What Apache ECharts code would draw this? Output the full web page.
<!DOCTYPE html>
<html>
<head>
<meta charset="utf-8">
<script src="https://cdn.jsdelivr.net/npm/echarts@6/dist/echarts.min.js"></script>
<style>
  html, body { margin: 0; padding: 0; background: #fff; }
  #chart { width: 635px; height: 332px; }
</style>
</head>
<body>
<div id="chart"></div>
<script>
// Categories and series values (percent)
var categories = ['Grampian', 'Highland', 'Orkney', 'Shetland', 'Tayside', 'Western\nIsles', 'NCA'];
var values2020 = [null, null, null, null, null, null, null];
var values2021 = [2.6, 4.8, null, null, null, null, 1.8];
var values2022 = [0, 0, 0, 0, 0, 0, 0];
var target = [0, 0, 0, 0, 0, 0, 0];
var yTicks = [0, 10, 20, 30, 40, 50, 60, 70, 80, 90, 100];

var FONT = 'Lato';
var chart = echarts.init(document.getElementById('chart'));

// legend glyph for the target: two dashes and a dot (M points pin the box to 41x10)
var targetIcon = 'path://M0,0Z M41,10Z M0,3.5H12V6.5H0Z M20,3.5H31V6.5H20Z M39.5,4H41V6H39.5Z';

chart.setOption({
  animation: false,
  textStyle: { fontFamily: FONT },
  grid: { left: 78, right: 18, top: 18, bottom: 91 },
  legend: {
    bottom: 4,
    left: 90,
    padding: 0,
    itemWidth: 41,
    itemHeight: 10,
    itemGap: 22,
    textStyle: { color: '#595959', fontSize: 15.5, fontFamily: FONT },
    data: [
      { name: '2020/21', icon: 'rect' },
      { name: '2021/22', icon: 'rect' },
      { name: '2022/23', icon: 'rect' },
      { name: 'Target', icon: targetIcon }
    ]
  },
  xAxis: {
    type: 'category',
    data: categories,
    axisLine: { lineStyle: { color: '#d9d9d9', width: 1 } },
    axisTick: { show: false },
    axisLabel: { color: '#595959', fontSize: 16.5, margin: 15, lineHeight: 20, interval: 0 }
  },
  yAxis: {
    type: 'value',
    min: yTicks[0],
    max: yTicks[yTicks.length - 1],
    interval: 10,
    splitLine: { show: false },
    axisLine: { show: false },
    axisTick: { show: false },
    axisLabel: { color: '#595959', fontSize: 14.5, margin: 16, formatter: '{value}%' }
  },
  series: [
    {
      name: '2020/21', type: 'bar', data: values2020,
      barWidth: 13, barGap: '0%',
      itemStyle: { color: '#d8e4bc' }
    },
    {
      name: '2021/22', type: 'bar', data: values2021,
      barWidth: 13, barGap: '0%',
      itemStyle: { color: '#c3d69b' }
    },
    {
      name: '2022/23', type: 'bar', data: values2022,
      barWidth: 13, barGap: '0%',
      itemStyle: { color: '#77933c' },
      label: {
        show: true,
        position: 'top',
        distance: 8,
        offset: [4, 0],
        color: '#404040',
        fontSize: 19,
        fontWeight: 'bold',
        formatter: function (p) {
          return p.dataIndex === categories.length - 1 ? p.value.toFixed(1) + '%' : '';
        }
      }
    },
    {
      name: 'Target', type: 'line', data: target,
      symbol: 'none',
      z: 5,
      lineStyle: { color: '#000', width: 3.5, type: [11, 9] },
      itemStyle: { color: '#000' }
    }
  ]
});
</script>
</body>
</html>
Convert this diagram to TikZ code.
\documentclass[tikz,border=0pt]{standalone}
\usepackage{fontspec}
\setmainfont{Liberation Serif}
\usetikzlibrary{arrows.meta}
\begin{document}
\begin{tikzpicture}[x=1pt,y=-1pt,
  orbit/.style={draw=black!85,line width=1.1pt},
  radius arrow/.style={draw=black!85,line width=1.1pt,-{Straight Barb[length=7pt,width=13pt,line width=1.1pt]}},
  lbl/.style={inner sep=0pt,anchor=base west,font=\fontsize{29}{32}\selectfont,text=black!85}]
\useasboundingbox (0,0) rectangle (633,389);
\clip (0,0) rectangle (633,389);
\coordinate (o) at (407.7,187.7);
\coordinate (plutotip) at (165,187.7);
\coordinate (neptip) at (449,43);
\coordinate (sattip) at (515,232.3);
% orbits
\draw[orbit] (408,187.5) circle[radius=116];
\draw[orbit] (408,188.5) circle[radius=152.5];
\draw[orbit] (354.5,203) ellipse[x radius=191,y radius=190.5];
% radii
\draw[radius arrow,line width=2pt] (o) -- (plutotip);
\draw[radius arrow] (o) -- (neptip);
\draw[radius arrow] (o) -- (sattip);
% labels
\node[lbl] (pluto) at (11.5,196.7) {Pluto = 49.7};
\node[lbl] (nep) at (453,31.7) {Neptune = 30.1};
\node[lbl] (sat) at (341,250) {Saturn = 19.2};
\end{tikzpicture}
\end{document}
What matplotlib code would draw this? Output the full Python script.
# # # # # # #
● **Problem to work on**
Nothing should be left out: return all of the records exactly.

● **Exercise result**
What Apache ECharts code would draw this? Output the full web page.
<!DOCTYPE html>
<html>
<head>
<meta charset="utf-8">
<script src="https://cdn.jsdelivr.net/npm/echarts@6/dist/echarts.min.js"></script>
<style>
  html, body { margin: 0; padding: 0; background: #fff; }
  #chart { width: 635px; height: 332px; }
</style>
</head>
<body>
<div id="chart"></div>
<script>
// Categories and series values (percent)
var categories = ['Grampian', 'Highland', 'Orkney', 'Shetland', 'Tayside', 'Western\nIsles', 'NCA'];
var values2020 = [null, null, null, null, null, null, null];
var values2021 = [2.6, 4.8, null, null, null, null, 1.8];
var values2022 = [0, 0, 0, 0, 0, 0, 0];
var target = [0, 0, 0, 0, 0, 0, 0];
var yTicks = [0, 10, 20, 30, 40, 50, 60, 70, 80, 90, 100];

var FONT = 'Lato';
var chart = echarts.init(document.getElementById('chart'));

// legend glyph for the target: two dashes and a dot (M points pin the box to 41x10)
var targetIcon = 'path://M0,0Z M41,10Z M0,3.5H12V6.5H0Z M20,3.5H31V6.5H20Z M39.5,4H41V6H39.5Z';

chart.setOption({
  animation: false,
  textStyle: { fontFamily: FONT },
  grid: { left: 78, right: 18, top: 18, bottom: 91 },
  legend: {
    bottom: 4,
    left: 90,
    padding: 0,
    itemWidth: 41,
    itemHeight: 10,
    itemGap: 22,
    textStyle: { color: '#595959', fontSize: 15.5, fontFamily: FONT },
    data: [
      { name: '2020/21', icon: 'rect' },
      { name: '2021/22', icon: 'rect' },
      { name: '2022/23', icon: 'rect' },
      { name: 'Target', icon: targetIcon }
    ]
  },
  xAxis: {
    type: 'category',
    data: categories,
    axisLine: { lineStyle: { color: '#d9d9d9', width: 1 } },
    axisTick: { show: false },
    axisLabel: { color: '#595959', fontSize: 16.5, margin: 15, lineHeight: 20, interval: 0 }
  },
  yAxis: {
    type: 'value',
    min: yTicks[0],
    max: yTicks[yTicks.length - 1],
    interval: 10,
    splitLine: { show: false },
    axisLine: { show: false },
    axisTick: { show: false },
    axisLabel: { color: '#595959', fontSize: 14.5, margin: 16, formatter: '{value}%' }
  },
  series: [
    {
      name: '2020/21', type: 'bar', data: values2020,
      barWidth: 13, barGap: '0%',
      itemStyle: { color: '#d8e4bc' }
    },
    {
      name: '2021/22', type: 'bar', data: values2021,
      barWidth: 13, barGap: '0%',
      itemStyle: { color: '#c3d69b' }
    },
    {
      name: '2022/23', type: 'bar', data: values2022,
      barWidth: 13, barGap: '0%',
      itemStyle: { color: '#77933c' },
      label: {
        show: true,
        position: 'top',
        distance: 8,
        offset: [4, 0],
        color: '#404040',
        fontSize: 19,
        fontWeight: 'bold',
        formatter: function (p) {
          return p.dataIndex === categories.length - 1 ? p.value.toFixed(1) + '%' : '';
        }
      }
    },
    {
      name: 'Target', type: 'line', data: target,
      symbol: 'none',
      z: 5,
      lineStyle: { color: '#000', width: 3.5, type: [11, 9] },
      itemStyle: { color: '#000' }
    }
  ]
});
</script>
</body>
</html>
Convert this diagram to TikZ code.
\documentclass[tikz,border=0pt]{standalone}
\usepackage{fontspec}
\setmainfont{Liberation Serif}
\usetikzlibrary{arrows.meta}
\begin{document}
\begin{tikzpicture}[x=1pt,y=-1pt,
  orbit/.style={draw=black!85,line width=1.1pt},
  radius arrow/.style={draw=black!85,line width=1.1pt,-{Straight Barb[length=7pt,width=13pt,line width=1.1pt]}},
  lbl/.style={inner sep=0pt,anchor=base west,font=\fontsize{29}{32}\selectfont,text=black!85}]
\useasboundingbox (0,0) rectangle (633,389);
\clip (0,0) rectangle (633,389);
\coordinate (o) at (407.7,187.7);
\coordinate (plutotip) at (165,187.7);
\coordinate (neptip) at (449,43);
\coordinate (sattip) at (515,232.3);
% orbits
\draw[orbit] (408,187.5) circle[radius=116];
\draw[orbit] (408,188.5) circle[radius=152.5];
\draw[orbit] (354.5,203) ellipse[x radius=191,y radius=190.5];
% radii
\draw[radius arrow,line width=2pt] (o) -- (plutotip);
\draw[radius arrow] (o) -- (neptip);
\draw[radius arrow] (o) -- (sattip);
% labels
\node[lbl] (pluto) at (11.5,196.7) {Pluto = 49.7};
\node[lbl] (nep) at (453,31.7) {Neptune = 30.1};
\node[lbl] (sat) at (341,250) {Saturn = 19.2};
\end{tikzpicture}
\end{document}
What matplotlib code would draw this? Output the full Python script.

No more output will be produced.